**ROWS:**
-- begin --
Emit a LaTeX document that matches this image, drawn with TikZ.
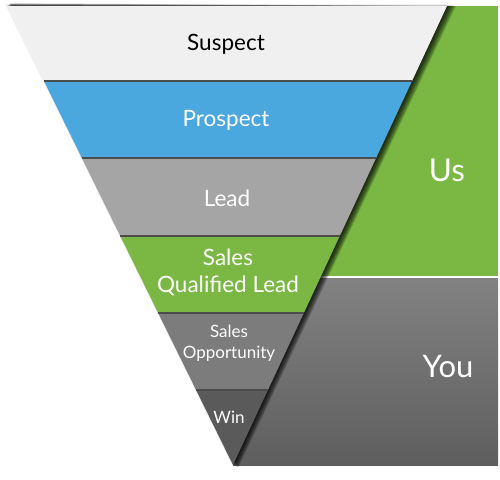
\documentclass[tikz,border=0pt]{standalone}
\usepackage{fontspec}
\setmainfont{Lato}
\usepackage{xcolor}
\usepackage{tikz}
\usetikzlibrary{calc}

\definecolor{suspectgray}{HTML}{F0F0F0}
\definecolor{prospectblue}{HTML}{4AA8DE}
\definecolor{leadgray}{HTML}{A5A5A5}
\definecolor{usgreen}{HTML}{7AB843}
\definecolor{oppgray}{HTML}{7C7C7C}
\definecolor{wingray}{HTML}{5A5A5A}
\definecolor{youtop}{HTML}{828282}
\definecolor{youbottom}{HTML}{5E5E5E}

\begin{document}
\begin{tikzpicture}[x=1pt, y=-1pt,
      label/.style={text=white, align=center, inner sep=0pt},
      sep/.style={draw=black!70, line width=1.6pt}
    ]
      \useasboundingbox (0,0) rectangle (500,479);
      \coordinate (tl) at (7,6);
      \coordinate (tr) at (447,6);
      \coordinate (apex) at (233,465);

      % right hand panels
      \fill[usgreen] (300,6) rectangle (498,276);
      \shade[top color=youtop, bottom color=youbottom] (233,278) rectangle (498,465);

      % shadow of the funnel
      \foreach \s in {1,...,9}
        \fill[black, opacity=0.14] ($(tl)+(\s*0.4,-0.3*\s)$) -- ($(tr)+(\s,0)$) -- ($(apex)+(\s*0.6,\s*0.3)$) -- cycle;
      \fill[black, opacity=0.06] ($(tl)+(-2,-2)$) -- ($(tr)+(1,-2)$) -- ($(apex)+(0,2)$) -- cycle;

      % funnel bands
      \fill[suspectgray]  (tl) -- (tr) -- ($(tr)!0.1634!(apex)$) -- ($(tl)!0.1634!(apex)$) -- cycle;
      \fill[prospectblue] ($(tl)!0.1634!(apex)$) -- ($(tr)!0.1634!(apex)$) -- ($(tr)!0.3312!(apex)$) -- ($(tl)!0.3312!(apex)$) -- cycle;
      \fill[leadgray]     ($(tl)!0.3312!(apex)$) -- ($(tr)!0.3312!(apex)$) -- ($(tr)!0.5011!(apex)$) -- ($(tl)!0.5011!(apex)$) -- cycle;
      \fill[usgreen]      ($(tl)!0.5011!(apex)$) -- ($(tr)!0.5011!(apex)$) -- ($(tr)!0.6688!(apex)$) -- ($(tl)!0.6688!(apex)$) -- cycle;
      \fill[oppgray]      ($(tl)!0.6688!(apex)$) -- ($(tr)!0.6688!(apex)$) -- ($(tr)!0.8366!(apex)$) -- ($(tl)!0.8366!(apex)$) -- cycle;
      \fill[wingray]      ($(tl)!0.8366!(apex)$) -- ($(tr)!0.8366!(apex)$) -- (apex) -- cycle;

      % lines between the bands
      \draw[sep] ($(tl)!0.1634!(apex)$) -- ($(tr)!0.1634!(apex)$);
      \draw[sep] ($(tl)!0.3312!(apex)$) -- ($(tr)!0.3312!(apex)$);
      \draw[sep] ($(tl)!0.5011!(apex)$) -- ($(tr)!0.5011!(apex)$);
      \draw[sep] ($(tl)!0.6688!(apex)$) -- ($(tr)!0.6688!(apex)$);
      \draw[sep] ($(tl)!0.8366!(apex)$) -- ($(tr)!0.8366!(apex)$);

      % labels
      \node[label, text=black, font=\fontsize{22.5}{27}\selectfont] (suspect) at (226,44) {Suspect};
      \node[label, font=\fontsize{22.5}{27}\selectfont] (prospect) at (226,120) {Prospect};
      \node[label, font=\fontsize{22.5}{27}\selectfont] (lead) at (227,198) {Lead};
      \node[label, font=\fontsize{22.5}{27}\selectfont] (sql) at (228,272) {Sales\\Qualified Lead};
      \node[label, font=\fontsize{17}{21}\selectfont] (opp) at (229,343) {Sales\\Opportunity};
      \node[label, font=\fontsize{17}{20}\selectfont] (win) at (229,417) {Win};
      \node[label, font=\fontsize{31.5}{36}\selectfont] (us) at (447,170) {Us};
      \node[label, font=\fontsize{31}{36}\selectfont] (you) at (448,367) {You};
    \end{tikzpicture}
\end{document}
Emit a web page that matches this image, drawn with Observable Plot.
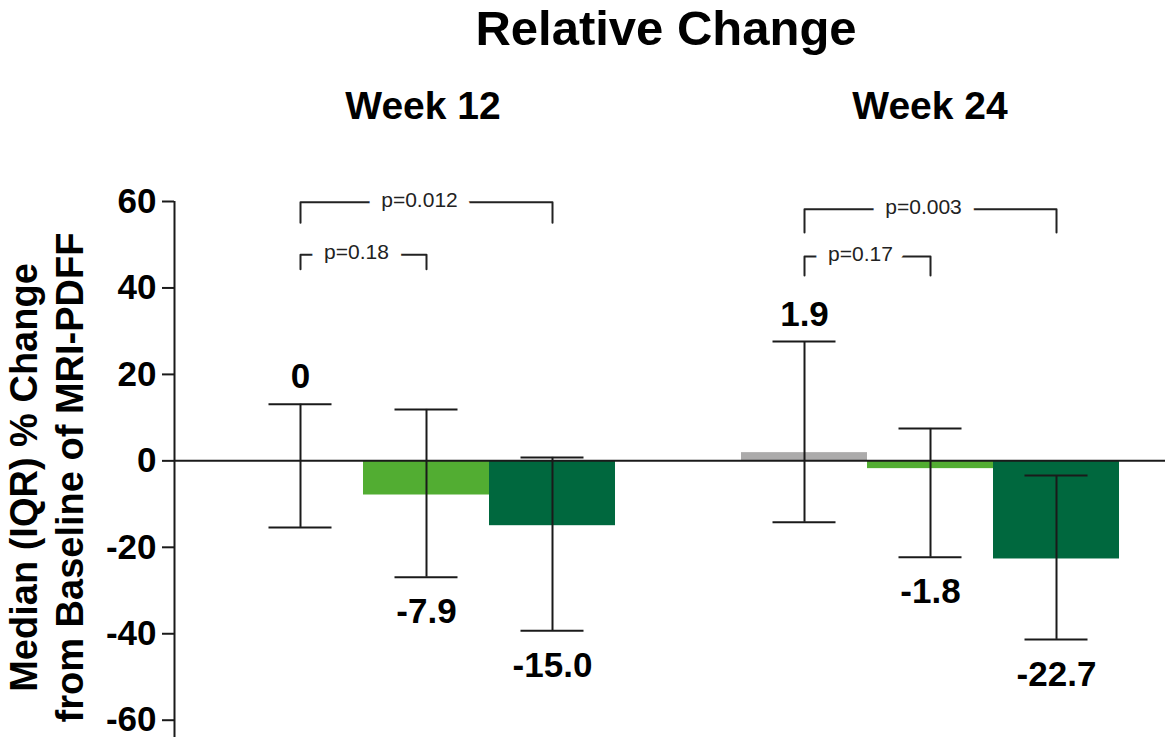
<!DOCTYPE html>
<html><head><meta charset="utf-8">
<script src="https://cdn.jsdelivr.net/npm/d3@7"></script>
<script src="https://cdn.jsdelivr.net/npm/@observablehq/plot@0.6"></script>
<style>
body{margin:0;background:#fff;font-family:"Liberation Sans",Arial,sans-serif;}
#wrap{position:relative;width:1165px;height:737px;overflow:hidden;}
#head{position:relative;height:150px;}
.t{position:absolute;transform:translateX(-50%);white-space:nowrap;font-weight:bold;line-height:1.15;color:#000;}
#chart svg{display:block}
</style></head><body>
<div id="wrap"><div id="head">
<div class="t" style="left:666px;top:0px;font-size:49px">Relative Change</div>
<div class="t" style="left:423px;top:84px;font-size:39px">Week 12</div>
<div class="t" style="left:930px;top:84px;font-size:39px">Week 24</div>
</div><div id="chart"></div></div>
<script>
const weeks = ["Week 12", "Week 24"];
const arms = ["Placebo", "Dose A", "Dose B"];
const armColors = ["#acabab", "#52ad32", "#00683e"];
const medians = [[0, -7.9, -15.0], [1.9, -1.8, -22.7]];
const q1 = [[-15.4, -26.9, -39.3], [-14.2, -22.3, -41.3]];
const q3 = [[13.1, 11.9, 0.8], [27.6, 7.5, -3.4]];
const medianLabels = [["0", "-7.9", "-15.0"], ["1.9", "-1.8", "-22.7"]];
const pLabels = ["p=0.012", "p=0.18", "p=0.003", "p=0.17"];
const pWeek = [0, 0, 1, 1];
const pFromArm = [0, 0, 0, 0];
const pToArm = [2, 1, 2, 1];
const pLineY = [59.8, 47.7, 58.2, 47.3];
const pDropY = [55.1, 44.3, 52.8, 42.9];
const yTicks = [60, 40, 20, 0, -20, -40, -60];
const yLabel = "Median (IQR) % Change\nfrom Baseline of MRI-PDFF";

const slotsPerWeek = arms.length + 1;
const xDomain = [-0.5, 7.365];

const rows = weeks.flatMap((w, i) => arms.map((a, j) => ({
  week: w, arm: a, slot: i * slotsPerWeek + j,
  median: medians[i][j], lo: q1[i][j], hi: q3[i][j], label: medianLabels[i][j]
})));
const caps = rows.flatMap(d => [{...d, v: d.lo}, {...d, v: d.hi}]);

const brackets = pLabels.map((p, k) => {
  const xa = pWeek[k] * slotsPerWeek + pFromArm[k] + 0.5;
  const xb = pWeek[k] * slotsPerWeek + pToArm[k] + 0.5;
  return {id: k, label: p, xa, xb, mid: (xa + xb) / 2, ly: pLineY[k], dy: pDropY[k]};
});
const bracketPts = brackets.flatMap(b => [
  {id: b.id, x: b.xa, y: b.dy}, {id: b.id, x: b.xa, y: b.ly},
  {id: b.id, x: b.xb, y: b.ly}, {id: b.id, x: b.xb, y: b.dy}
]);

const ink = "#1a1a1a";
const chart = Plot.plot({
  width: 1165, height: 587,
  marginLeft: 174, marginRight: 0, marginTop: 51, marginBottom: 0,
  style: {fontFamily: "'Liberation Sans', Arial, sans-serif", background: "white", color: "#000", overflow: "visible"},
  x: {domain: xDomain, axis: null},
  y: {domain: [-64, 60], axis: null},
  color: {domain: arms, range: armColors},
  marks: [
    Plot.rectY(rows, {x1: "slot", x2: d => d.slot + 1, y1: 0, y2: "median", fill: "arm"}),
    Plot.ruleY([0], {stroke: ink, strokeWidth: 2}),
    Plot.ruleX([xDomain[0]], {stroke: ink, strokeWidth: 2}),
    Plot.axisY(yTicks, {tickSize: 12, tickPadding: 6, fontSize: 35, fontWeight: "bold",
      tickFormat: d => String(d), strokeWidth: 2, stroke: ink, label: null}),
    Plot.ruleX(rows, {x: d => d.slot + 0.5, y1: "lo", y2: "hi", stroke: ink, strokeWidth: 2}),
    Plot.ruleY(caps, {y: "v", x1: d => d.slot + 0.25, x2: d => d.slot + 0.75, stroke: ink, strokeWidth: 2}),
    Plot.text(rows.filter(d => d.median >= 0), {x: d => d.slot + 0.5, y: "hi", text: "label",
      fontSize: 35, fontWeight: "bold", fill: "#000", dy: -27}),
    Plot.text(rows.filter(d => d.median < 0), {x: d => d.slot + 0.5, y: "lo", text: "label",
      fontSize: 35, fontWeight: "bold", fill: "#000", dy: 35}),
    Plot.line(bracketPts, {x: "x", y: "y", z: "id", stroke: "#222", strokeWidth: 2, curve: "linear"}),
    Plot.text(brackets, {x: "mid", y: "ly", text: "label", fontSize: 21, fill: "#222",
      stroke: "white", strokeWidth: 26, paintOrder: "stroke", dx: -7, dy: -2}),
    Plot.text([yLabel], {frameAnchor: "left", rotate: -90, fontSize: 38, fontWeight: "bold",
      lineHeight: 1.21, lineAnchor: "middle", textAnchor: "middle", fill: "#000", dx: -129, dy: 8})
  ]
});
document.getElementById("chart").append(chart);
</script>
</body></html>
-- end --
**REQUIREMENT:** Reproduce the material above from its first line through the line containing "($(apex)+(0,2)$) -- cycle;", both ends included, and skip every picture.

**TASK OUTPUT:**
Emit a LaTeX document that matches this image, drawn with TikZ.
\documentclass[tikz,border=0pt]{standalone}
\usepackage{fontspec}
\setmainfont{Lato}
\usepackage{xcolor}
\usepackage{tikz}
\usetikzlibrary{calc}

\definecolor{suspectgray}{HTML}{F0F0F0}
\definecolor{prospectblue}{HTML}{4AA8DE}
\definecolor{leadgray}{HTML}{A5A5A5}
\definecolor{usgreen}{HTML}{7AB843}
\definecolor{oppgray}{HTML}{7C7C7C}
\definecolor{wingray}{HTML}{5A5A5A}
\definecolor{youtop}{HTML}{828282}
\definecolor{youbottom}{HTML}{5E5E5E}

\begin{document}
\begin{tikzpicture}[x=1pt, y=-1pt,
      label/.style={text=white, align=center, inner sep=0pt},
      sep/.style={draw=black!70, line width=1.6pt}
    ]
      \useasboundingbox (0,0) rectangle (500,479);
      \coordinate (tl) at (7,6);
      \coordinate (tr) at (447,6);
      \coordinate (apex) at (233,465);

      % right hand panels
      \fill[usgreen] (300,6) rectangle (498,276);
      \shade[top color=youtop, bottom color=youbottom] (233,278) rectangle (498,465);

      % shadow of the funnel
      \foreach \s in {1,...,9}
        \fill[black, opacity=0.14] ($(tl)+(\s*0.4,-0.3*\s)$) -- ($(tr)+(\s,0)$) -- ($(apex)+(\s*0.6,\s*0.3)$) -- cycle;
      \fill[black, opacity=0.06] ($(tl)+(-2,-2)$) -- ($(tr)+(1,-2)$) -- ($(apex)+(0,2)$) -- cycle;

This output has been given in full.